Without the pictures, can you quote each line below exactly?
## Begin MATERIAL PROVIDED
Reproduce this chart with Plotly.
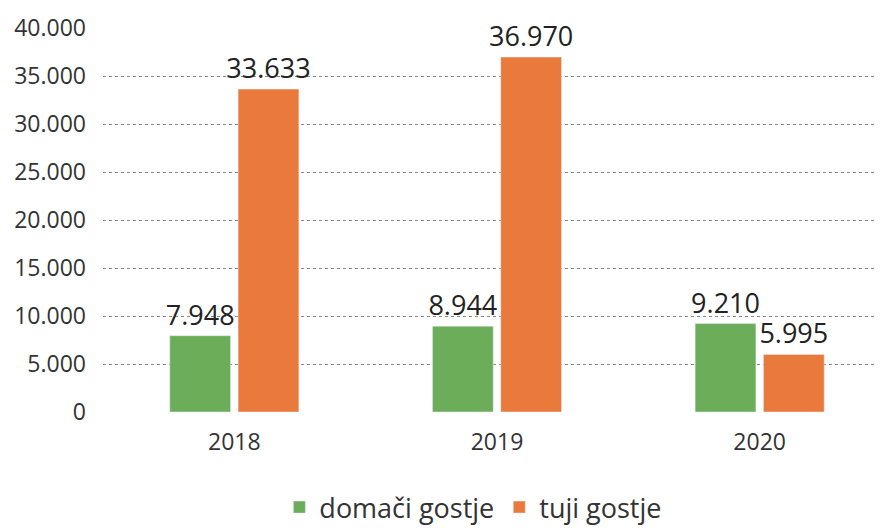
import plotly.graph_objects as go

years = ['2018', '2019', '2020']
domaci = [7948, 8944, 9210]
tuji = [33633, 36970, 5995]
y_ticks = [0, 5000, 10000, 15000, 20000, 25000, 30000, 35000, 40000]

green = '#6CAD5A'
orange = '#E97A3C'

fig = go.Figure()
fig.add_trace(go.Bar(
    x=years, y=domaci, name='domači gostje',
    marker_color=green,
    texttemplate='%{y:,}', textposition='outside', constraintext='none',
    textfont=dict(size=27, color='#222'),
    cliponaxis=False,
))
fig.add_trace(go.Bar(
    x=years, y=tuji, name='tuji gostje',
    marker_color=orange,
    texttemplate='%{y:,}', textposition='outside', constraintext='none',
    textfont=dict(size=27, color='#222'),
    cliponaxis=False,
))

fig.update_layout(
    width=883, height=528,
    margin=dict(l=95, r=0, t=20, b=124),
    separators=',.',
    font=dict(family='Open Sans, Liberation Sans, sans-serif', color='#333', size=22),
    plot_bgcolor='white', paper_bgcolor='white',
    barmode='group', bargap=0.48, bargroupgap=0.11,
    showlegend=True,
    legend=dict(orientation='h', x=0.47, xanchor='center', y=-0.185, yanchor='top',
                font=dict(size=27, color='#333'), itemwidth=30),
)
fig.update_yaxes(
    range=[0, 40000], tickvals=y_ticks, tickformat=',',
    showgrid=True, gridcolor='#888', griddash='dot', gridwidth=1,
    zeroline=False,
    ticks='', ticklabelstandoff=16, tickfont=dict(size=23, color='#333'),
)
fig.update_xaxes(
    showline=False, ticks='', tickfont=dict(size=23, color='#333'),
    ticklabelstandoff=14,
)

fig.write_html('out.html')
## End MATERIAL PROVIDED
— THE SOLUTION —
Reproduce this chart with Plotly.
import plotly.graph_objects as go

years = ['2018', '2019', '2020']
domaci = [7948, 8944, 9210]
tuji = [33633, 36970, 5995]
y_ticks = [0, 5000, 10000, 15000, 20000, 25000, 30000, 35000, 40000]

green = '#6CAD5A'
orange = '#E97A3C'

fig = go.Figure()
fig.add_trace(go.Bar(
    x=years, y=domaci, name='domači gostje',
    marker_color=green,
    texttemplate='%{y:,}', textposition='outside', constraintext='none',
    textfont=dict(size=27, color='#222'),
    cliponaxis=False,
))
fig.add_trace(go.Bar(
    x=years, y=tuji, name='tuji gostje',
    marker_color=orange,
    texttemplate='%{y:,}', textposition='outside', constraintext='none',
    textfont=dict(size=27, color='#222'),
    cliponaxis=False,
))

fig.update_layout(
    width=883, height=528,
    margin=dict(l=95, r=0, t=20, b=124),
    separators=',.',
    font=dict(family='Open Sans, Liberation Sans, sans-serif', color='#333', size=22),
    plot_bgcolor='white', paper_bgcolor='white',
    barmode='group', bargap=0.48, bargroupgap=0.11,
    showlegend=True,
    legend=dict(orientation='h', x=0.47, xanchor='center', y=-0.185, yanchor='top',
                font=dict(size=27, color='#333'), itemwidth=30),
)
fig.update_yaxes(
    range=[0, 40000], tickvals=y_ticks, tickformat=',',
    showgrid=True, gridcolor='#888', griddash='dot', gridwidth=1,
    zeroline=False,
    ticks='', ticklabelstandoff=16, tickfont=dict(size=23, color='#333'),
)
fig.update_xaxes(
    showline=False, ticks='', tickfont=dict(size=23, color='#333'),
    ticklabelstandoff=14,
)

fig.write_html('out.html')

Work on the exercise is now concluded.